Qualifizierungsmankos und diplomatische Pleiten

Randbemerkungen

2022 brachte der rumänischen Außenpolitik zwei schwere Pleiten: Die eine war die Blockierung des von rumänischen Politikern den Bürgern des Landes vorgegaukelten „sicheren Beitritts zum Schengen-Raum“. Die andere war die Annahme der neuen gesetzlichen Regelungen für Minderheiten in der Ukraine, die vom wuseligen und „möchtegern die Weltpolitik diktierenden“ Präsidenten Wolodymyr Selenskyj umgehend unterzeichnet wurden.

Obwohl er vorher in bilateralen Begegnungen mit besorgten rumänischen Politikern versprochen hatte, die Minderheitenregelungen nuancieren zu lassen und die Spitzen derselben (wie es die Novellierung eigentlich beabsichtigt hatte) nur gegen die russische Minderheit der Ukraine zu richten. Tat er nicht. Oder geschah nicht.

Folglich bleibt dem Beobachter in Rumänien nichts anderes übrig, als die neuen ukrainischen Minderheitengesetze, so wie sie vom Parlament in Kiew verabschiedet wurden, als von der rumänischen Diplomatie unbeeindruckt zu sehen. Als ein Scheitern des gesamten diplomatischen Apparats, mit dem zigarilloschmauchenden Außenminister und dem verantwortlichen Außenvertreter Rumäniens, Präsident Johannis, an der Spitze. Selenskyj fand es nicht einmal der Mühe wert, wenigstens eine symbolische Geste zu machen, angesichts der ihm bestimmt zugetragenen Unzufriedenheit der Rumänen im Raum Tschernowitz und in der Bukowina. Im Gegenteil: Der Ex-Schauspieler hatte die Kaltschnäuzigkeit, dieses Gesetz als wichtigen Schritt der Ukraine in Richtung EU-Aufnahme zu preisen. Die „gemeinsame Kommission für bilaterale Konsultationen“ über das ominöse Gesetz, die man dem rumänischen Präsidenten und seinem Außenminister in Kiew zugesagt hat, sind wie die vielzitierte Massage eines Holzfußes.

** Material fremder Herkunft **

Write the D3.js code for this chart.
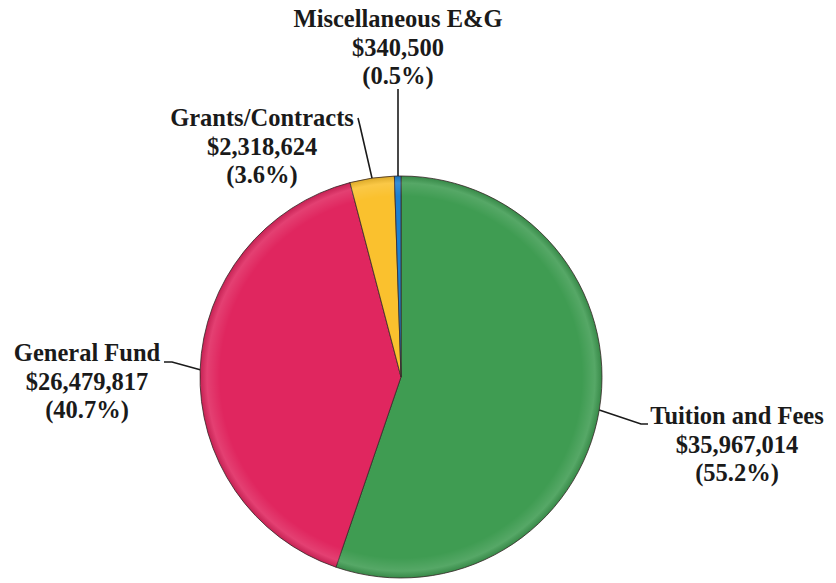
<!DOCTYPE html>
<html>
<head>
<meta charset="utf-8">
<title>Revenue Sources</title>
<script src="https://d3js.org/d3.v7.min.js"></script>
<style>
  html, body { margin: 0; padding: 0; background: #fff; }
  #chart { width: 836px; height: 583px; }
  .lbl { font-family: "Liberation Serif", "Times New Roman", serif; font-weight: bold; font-size: 24.5px; fill: #1a1a1a; }
</style>
</head>
<body>
<div id="chart"></div>
<script>
// data
var categories = ['Tuition and Fees', 'General Fund', 'Grants/Contracts', 'Miscellaneous E&G'];
var amounts = [35967014, 26479817, 2318624, 340500];
var percents = ['55.2%', '40.7%', '3.6%', '0.5%'];
var colors = ['#3f9c52', '#e0265f', '#fac12e', '#1d80d2'];

// label placement (layout only): text centre x, first baseline y, elbow of leader line
var labelLayout = [
  { x: 737, y: 424, elbow: [641, 424], end: [648, 424] },
  { x: 87, y: 361, elbow: [172, 362], end: [164, 362] },
  { x: 262, y: 126, elbow: [360, 126], end: [358, 118] },
  { x: 398, y: 27, elbow: [398, 89], end: [398, 89] }
];

var width = 836, height = 583;
var cx = 401, cy = 377, r = 201;

var svg = d3.select('#chart').append('svg')
  .attr('width', width)
  .attr('height', height);

// soft rim shading, a hint of the bevel in the original
var defs = svg.append('defs');
var shade = defs.append('radialGradient')
  .attr('id', 'shade')
  .attr('gradientUnits', 'userSpaceOnUse')
  .attr('cx', 0).attr('cy', 0).attr('r', r);
shade.append('stop').attr('offset', '0.9').attr('stop-color', '#fff').attr('stop-opacity', 0);
shade.append('stop').attr('offset', '0.965').attr('stop-color', '#fff').attr('stop-opacity', 0.12);
shade.append('stop').attr('offset', '1').attr('stop-color', '#000').attr('stop-opacity', 0.12);

var pie = d3.pie().sort(null).value(function (d) { return d; });
var arcs = pie(amounts);
var arc = d3.arc().innerRadius(0).outerRadius(r);

var g = svg.append('g').attr('transform', 'translate(' + cx + ',' + cy + ')');

g.selectAll('path.slice')
  .data(arcs)
  .enter().append('path')
    .attr('class', 'slice')
    .attr('d', arc)
    .attr('fill', function (d, i) { return colors[i]; })
    .attr('stroke', '#3a2a2a')
    .attr('stroke-width', 0.8);

g.append('circle')
  .attr('r', r)
  .attr('fill', 'url(#shade)')
  .attr('pointer-events', 'none');

// leader lines from the mid-angle of each slice on the rim
var fmt = d3.format('$,');
arcs.forEach(function (d, i) {
  var L = labelLayout[i];
  var a = (d.startAngle + d.endAngle) / 2;
  if (i === 3) a = d.endAngle - 0.012;
  var px = cx + r * Math.sin(a), py = cy - r * Math.cos(a);
  if (i === 3) px = L.elbow[0];
  svg.append('polyline')
    .attr('points', [[px, py], L.elbow, L.end].map(function (p) { return p.join(','); }).join(' '))
    .attr('fill', 'none')
    .attr('stroke', '#1a1a1a')
    .attr('stroke-width', 1.6);

  var t = svg.append('text')
    .attr('class', 'lbl')
    .attr('text-anchor', 'middle');
  [categories[i], fmt(amounts[i]), '(' + percents[i] + ')'].forEach(function (s, k) {
    t.append('tspan').attr('x', L.x).attr('y', L.y + k * 28.5).text(s);
  });
});
</script>
</body>
</html>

Die beiden Pleiten offenbaren auch ein Grundübel der rumänischen Politik, das es gleichermaßen auf der Horizontalen wie auf der Vertikalen gibt: Stümperhaftigkeit, Amateurismus. Bockigkeit gegenüber Lehren oder Lernresistenz, Eingebildetsein auf Qualitäten, die man nie besessen hat, Vorgaukeln von Qualifizierungen. So gelangen die Damen und Herren in die Mangel, als Plagiatoren ihrer Doktorarbeiten entlarvt zu werden (man denke bloß an den abgetretenen Bildungsminister Cîmpeanu – aber auch an die im Unfairen vereinigte Schar seiner „Unterstützer“ aus den Reihen der Universitätsrektoren Rumäniens, oder an den amtierenden Innenminister Bode, der die Uni verklagt, die ihn erst zum Doktor gemacht hatte, um danach die Arbeit als wissenschaftlich wertlos und weitgehend abgeschrieben einzuschätzen), so sitzen sie im TV-Talkshows und verheddern sich in der Grammatik des Rumänischen, wie es die Medien der Ex-Präsidialberaterin und amtierenden Bildungsministerin Ligia Deca dauernd nachweisen, deren Hauptsünde aber ist, die Unterfinanzierung des Bildungswesens bei flagranter Übertretung der 6-Prozent-Gesetzesvorschrift in aller Selbstverständlichkeit als „ausreichend“ zu bezeichnen, so tapsen sie von Fettnapf zu Fettnapf wie der Landwirtschaftsminister Daea, der bereits mit der Minister-Witzfigur der ersten Nachkriegsjahre gleichzieht (Romulus Zaroni).

Die notorisch zu werden drohende Unfähigkeit der rumänischen Politik zur Förderung von Fähigen auf dem nationalen und internationalen Parkett, die fehlende Begabtenförderung, die Unfähigkeit, intellektuelle Ressourcen politisch zu binden und zu bündeln ist allen Parteien eigen. Vielleicht, ja wahrscheinlich ist sie aber auch die Antwort auf eine Bevölkerung, die weiterhin bereit ist, ihre Wahlstimme für eine Flasche Speiseöl und ein Kilo Mehl zu verkaufen und die mit nationalem Interesse – abgesehen von begeistert mitgegangenem Hurra-Patriotismus – überhaupt nichts anzufangen weiß.

Mehr Freiheit, Wohlstand und Sicherheit – die „Moral“ – ist allen wurscht, wenn nur das „Fressen“ stimmt.